Investment is also not solely driven by the price of funds.  There must be opportunities where businesses see returns that justify the spending.  Unlike the Federal government, which is A-OK blowing billions on companies like Solyndra, businesses don't invest for the sake of spending, they invest for returns.  A soft economy combined with enormous government driven uncertainties (e.g. what will be our costs to comply with Obamacare) are more likely to affect investment levels than changes in interest rates.

 Instead, the CEOs come out and start criticizing the Federal government for stepping in and filling the gap. If it wasn’t for the Federal deficit, the debt-to-GDP chart would be declining even more precipitously, and the economy would be a disaster. Deleveraging is a painful process, and the Federal government is — rightly — easing that pain right now. And this is the gratitude it gets in return!
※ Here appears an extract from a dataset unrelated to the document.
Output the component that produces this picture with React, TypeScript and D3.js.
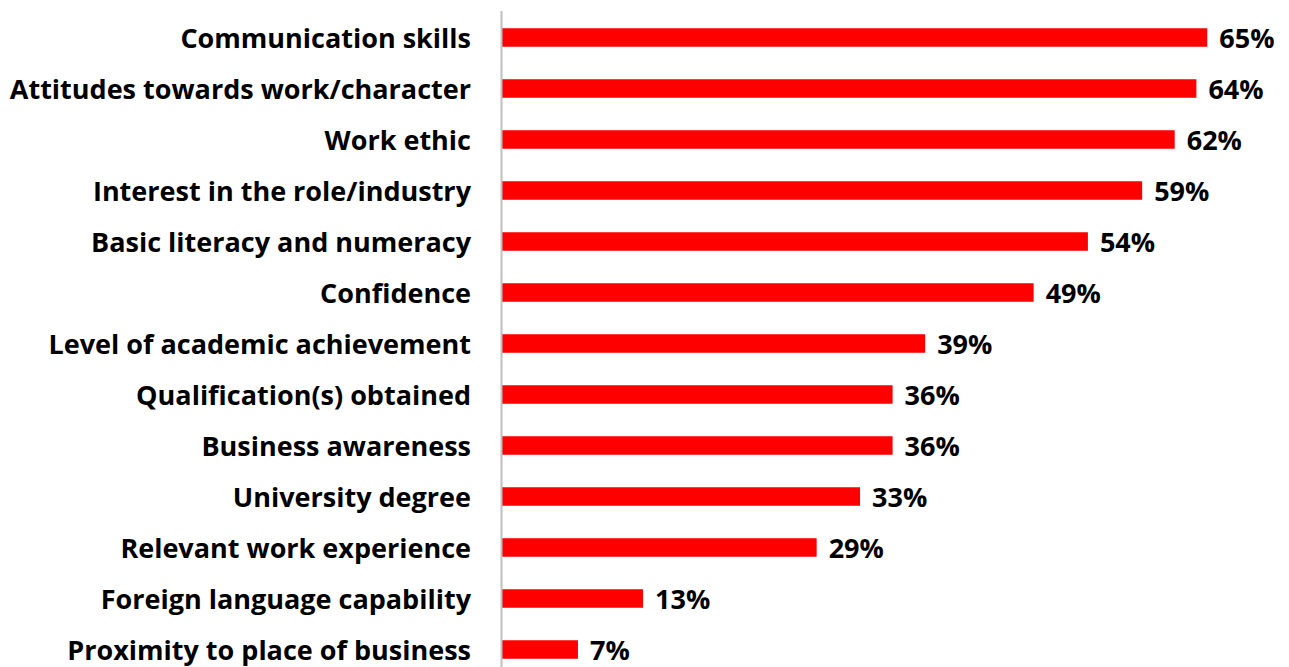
import { useEffect, useRef } from 'react';
import * as d3 from 'd3';

// Skills employers value, share of respondents (%)
const categories = [
  'Communication skills',
  'Attitudes towards work/character',
  'Work ethic',
  'Interest in the role/industry',
  'Basic literacy and numeracy',
  'Confidence',
  'Level of academic achievement',
  'Qualification(s) obtained',
  'Business awareness',
  'University degree',
  'Relevant work experience',
  'Foreign language capability',
  'Proximity to place of business',
];
const values = [65, 64, 62, 59, 54, 49, 39, 36, 36, 33, 29, 13, 7];

const WIDTH = 1289;
const HEIGHT = 667;
const FONT = '"Open Sans", Lato, sans-serif';

export default function App() {
  const svgRef = useRef<SVGSVGElement>(null);

  useEffect(() => {
    if (!svgRef.current) return;
    const svg = d3.select(svgRef.current);
    svg.selectAll('*').remove();

    const x = d3.scaleLinear().domain([0, 72]).range([502, 502 + 72 * 10.85]);
    const y = d3
      .scaleBand()
      .domain(categories)
      .range([12, 675])
      .paddingInner(0.637)
      .paddingOuter(0.3185);

    const rows = categories.map((c, i) => ({ c, v: values[i] }));

    // Bars
    svg
      .append('g')
      .selectAll('rect')
      .data(rows)
      .join('rect')
      .attr('x', x(0))
      .attr('y', (d) => y(d.c) ?? 0)
      .attr('width', (d) => x(d.v) - x(0))
      .attr('height', y.bandwidth())
      .attr('fill', '#ff0000');

    // Category axis (no ticks)
    const axis = svg
      .append('g')
      .attr('transform', `translate(${x(0)},0)`)
      .call(d3.axisLeft(y).tickSize(0).tickPadding(31));
    axis.select('.domain').remove();
    axis
      .selectAll('text')
      .attr('dy', '0.4em')
      .attr('font-family', FONT)
      .attr('font-weight', 700)
      .attr('font-size', 27)
      .attr('fill', '#000');

    svg
      .append('line')
      .attr('x1', x(0) - 0.5)
      .attr('x2', x(0) - 0.5)
      .attr('y1', 11)
      .attr('y2', HEIGHT)
      .attr('stroke', '#bfbfbf')
      .attr('stroke-width', 2);

    // Value labels
    svg
      .append('g')
      .selectAll('text')
      .data(rows)
      .join('text')
      .attr('x', (d) => x(d.v) + 12)
      .attr('y', (d) => (y(d.c) ?? 0) + y.bandwidth() / 2)
      .attr('dy', '0.4em')
      .attr('font-family', FONT)
      .attr('font-weight', 700)
      .attr('font-size', 27)
      .attr('fill', '#000')
      .text((d) => `${d.v}%`);
  }, []);

  return (
    <svg
      ref={svgRef}
      width={WIDTH}
      height={HEIGHT}
      style={{ position: 'absolute', left: 0, top: 0, background: '#fff' }}
    />
  );
}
This is where economic thinking has ended up in 2012:  To Salmon, it does not matter where the Federal government spends this money, so long as it is spent.  He never even tries to justify that the government is running up debt in a good cause, because what it spends money on does not matter to him.  For him, the worst possible thing for the economy is for people to spend their money paying down debt.  Spend it on more drone strikes or more Solyndras or more squirrel research -- it does not matter to Salmon as long as the money is used for anything other than to pay down debt.

Here is the bottom line:  Businesses and individuals are trying to reduce their debt.  And many hard-working people think they are being successful at this.  But the joke is on them.  The government is running up trillions in debt in their name, thwarting American's desire to de-leverage.  Mr. Salmon wants us to thank the government for this.  Hah.

All-in-all, this is an awful argument to try to justify Congressional and Presidential fecklessness vis a vis  the budget.